■ **SET EXERCISE**: Output the full listing below exactly, without the pictures.

■ **DATASET CONTENT**:
** Begin **

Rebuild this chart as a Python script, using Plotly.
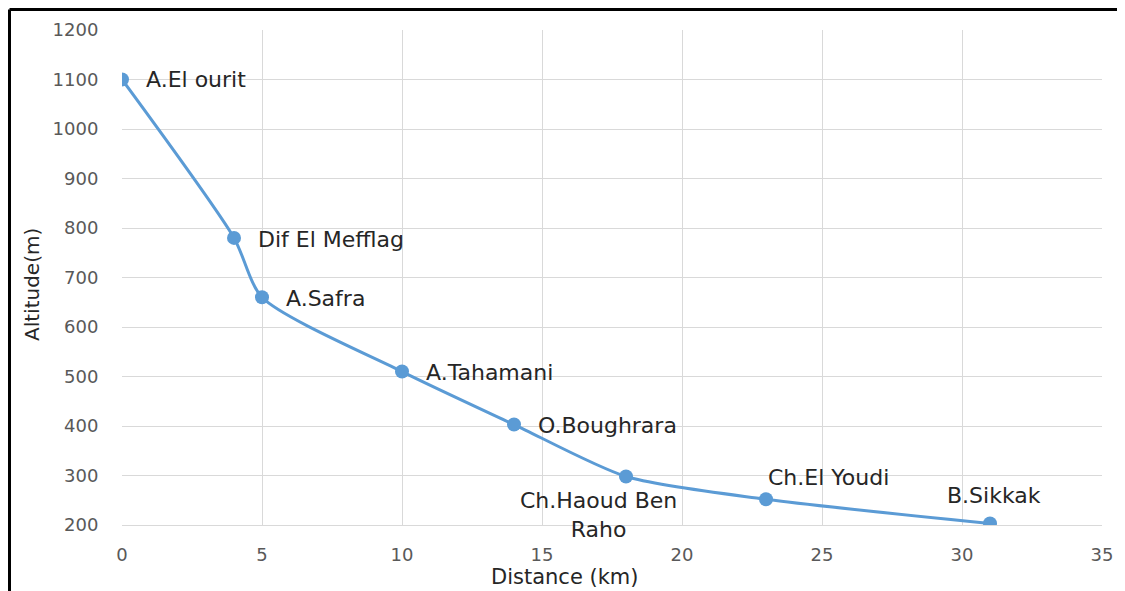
import plotly.graph_objects as go

distance_km = [0, 4, 5, 10, 14, 18, 23, 31]
altitude_m = [1100, 780, 660, 510, 403, 298, 252, 203]
station_names = ["A.El ourit", "Dif El Mefflag", "A.Safra", "A.Tahamani",
                 "O.Boughrara", "Ch.Haoud Ben<br>Raho", "Ch.El Youdi", "B.Sikkak"]
x_ticks = [0, 5, 10, 15, 20, 25, 30, 35]
y_ticks = [200, 300, 400, 500, 600, 700, 800, 900, 1000, 1100, 1200]
x_title = "Distance (km)"
y_title = "Altitude(m)"

LINE_COLOR = "#5B9BD5"
FONT = "DejaVu Sans"

# page body has an 8px margin; figure is sized to end at the window edge
W, H = 1117, 583
ML, MR, MT, MB = 114, 23, 22, 66
PW, PH = W - ML - MR, H - MT - MB

fig = go.Figure()
fig.add_trace(go.Scatter(
    x=distance_km, y=altitude_m, mode="lines+markers",
    line=dict(color=LINE_COLOR, width=3, shape="spline", smoothing=0.7),
    marker=dict(color=LINE_COLOR, size=14),
    showlegend=False, hoverinfo="x+y",
))

# label placement (offsets in px): anchor, xshift, yshift
placements = [
    ("left", 22, 0), ("left", 22, -2), ("left", 22, -1), ("left", 22, -1),
    ("left", 22, -1), ("center", -28, -39), ("left", 0, 22), ("center", 4, 28),
]
for xv, yv, name, (anc, xs, ys) in zip(distance_km, altitude_m, station_names, placements):
    fig.add_annotation(x=xv, y=yv, text=name, showarrow=False,
                       xanchor=anc, yanchor="middle", xshift=xs, yshift=ys,
                       align="center",
                       font=dict(family=FONT, size=22, color="#262626"))

# axis titles (placed as in the reference, slightly off-centre)
fig.add_annotation(xref="paper", yref="paper", x=(565 - 8 - ML) / PW,
                   y=-(577 - 8 - (MT + PH)) / PH, text=x_title, showarrow=False,
                   xanchor="center", yanchor="middle",
                   font=dict(family=FONT, size=21, color="#262626"))
fig.add_annotation(xref="paper", yref="paper", x=(32 - 8 - ML) / PW,
                   y=(MT + PH - (285 - 8)) / PH, text=y_title, showarrow=False,
                   textangle=-90, xanchor="center", yanchor="middle",
                   font=dict(family=FONT, size=20, color="#262626"))

# outer frame (top and left edges visible)
fx = (1.5 - ML) / PW
fy = 1 + (MT - 1.5) / PH
fig.add_shape(type="line", xref="paper", yref="paper", x0=fx, x1=1.05,
              y0=fy, y1=fy, line=dict(color="black", width=3))
fig.add_shape(type="line", xref="paper", yref="paper", x0=fx, x1=fx,
              y0=fy, y1=-0.2, line=dict(color="black", width=3))

fig.update_layout(
    width=W, height=H, autosize=False,
    margin=dict(l=ML, r=MR, t=MT, b=MB),
    paper_bgcolor="white", plot_bgcolor="white",
    font=dict(family=FONT, color="#595959"),
    xaxis=dict(range=[0, 35], tickvals=x_ticks, showgrid=True, gridcolor="#D9D9D9",
               gridwidth=1, zeroline=False, showline=True, linecolor="#D9D9D9",
               mirror=False, ticks="outside", ticklen=13, tickcolor="rgba(0,0,0,0)",
               tickfont=dict(size=18, color="#595959")),
    yaxis=dict(range=[200, 1200], tickvals=y_ticks, showgrid=True, gridcolor="#D9D9D9",
               gridwidth=1, zeroline=False, showline=False,
               ticks="outside", ticklen=19, tickcolor="rgba(0,0,0,0)",
               tickfont=dict(size=18, color="#595959")),
)

fig.write_html("out.html")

** End **

■ **CORRECT ANSWER**:
Rebuild this chart as a Python script, using Plotly.
import plotly.graph_objects as go

distance_km = [0, 4, 5, 10, 14, 18, 23, 31]
altitude_m = [1100, 780, 660, 510, 403, 298, 252, 203]
station_names = ["A.El ourit", "Dif El Mefflag", "A.Safra", "A.Tahamani",
                 "O.Boughrara", "Ch.Haoud Ben<br>Raho", "Ch.El Youdi", "B.Sikkak"]
x_ticks = [0, 5, 10, 15, 20, 25, 30, 35]
y_ticks = [200, 300, 400, 500, 600, 700, 800, 900, 1000, 1100, 1200]
x_title = "Distance (km)"
y_title = "Altitude(m)"

LINE_COLOR = "#5B9BD5"
FONT = "DejaVu Sans"

# page body has an 8px margin; figure is sized to end at the window edge
W, H = 1117, 583
ML, MR, MT, MB = 114, 23, 22, 66
PW, PH = W - ML - MR, H - MT - MB

fig = go.Figure()
fig.add_trace(go.Scatter(
    x=distance_km, y=altitude_m, mode="lines+markers",
    line=dict(color=LINE_COLOR, width=3, shape="spline", smoothing=0.7),
    marker=dict(color=LINE_COLOR, size=14),
    showlegend=False, hoverinfo="x+y",
))

# label placement (offsets in px): anchor, xshift, yshift
placements = [
    ("left", 22, 0), ("left", 22, -2), ("left", 22, -1), ("left", 22, -1),
    ("left", 22, -1), ("center", -28, -39), ("left", 0, 22), ("center", 4, 28),
]
for xv, yv, name, (anc, xs, ys) in zip(distance_km, altitude_m, station_names, placements):
    fig.add_annotation(x=xv, y=yv, text=name, showarrow=False,
                       xanchor=anc, yanchor="middle", xshift=xs, yshift=ys,
                       align="center",
                       font=dict(family=FONT, size=22, color="#262626"))

# axis titles (placed as in the reference, slightly off-centre)
fig.add_annotation(xref="paper", yref="paper", x=(565 - 8 - ML) / PW,
                   y=-(577 - 8 - (MT + PH)) / PH, text=x_title, showarrow=False,
                   xanchor="center", yanchor="middle",
                   font=dict(family=FONT, size=21, color="#262626"))
fig.add_annotation(xref="paper", yref="paper", x=(32 - 8 - ML) / PW,
                   y=(MT + PH - (285 - 8)) / PH, text=y_title, showarrow=False,
                   textangle=-90, xanchor="center", yanchor="middle",
                   font=dict(family=FONT, size=20, color="#262626"))

# outer frame (top and left edges visible)
fx = (1.5 - ML) / PW
fy = 1 + (MT - 1.5) / PH
fig.add_shape(type="line", xref="paper", yref="paper", x0=fx, x1=1.05,
              y0=fy, y1=fy, line=dict(color="black", width=3))
fig.add_shape(type="line", xref="paper", yref="paper", x0=fx, x1=fx,
              y0=fy, y1=-0.2, line=dict(color="black", width=3))

fig.update_layout(
    width=W, height=H, autosize=False,
    margin=dict(l=ML, r=MR, t=MT, b=MB),
    paper_bgcolor="white", plot_bgcolor="white",
    font=dict(family=FONT, color="#595959"),
    xaxis=dict(range=[0, 35], tickvals=x_ticks, showgrid=True, gridcolor="#D9D9D9",
               gridwidth=1, zeroline=False, showline=True, linecolor="#D9D9D9",
               mirror=False, ticks="outside", ticklen=13, tickcolor="rgba(0,0,0,0)",
               tickfont=dict(size=18, color="#595959")),
    yaxis=dict(range=[200, 1200], tickvals=y_ticks, showgrid=True, gridcolor="#D9D9D9",
               gridwidth=1, zeroline=False, showline=False,
               ticks="outside", ticklen=19, tickcolor="rgba(0,0,0,0)",
               tickfont=dict(size=18, color="#595959")),
)

fig.write_html("out.html")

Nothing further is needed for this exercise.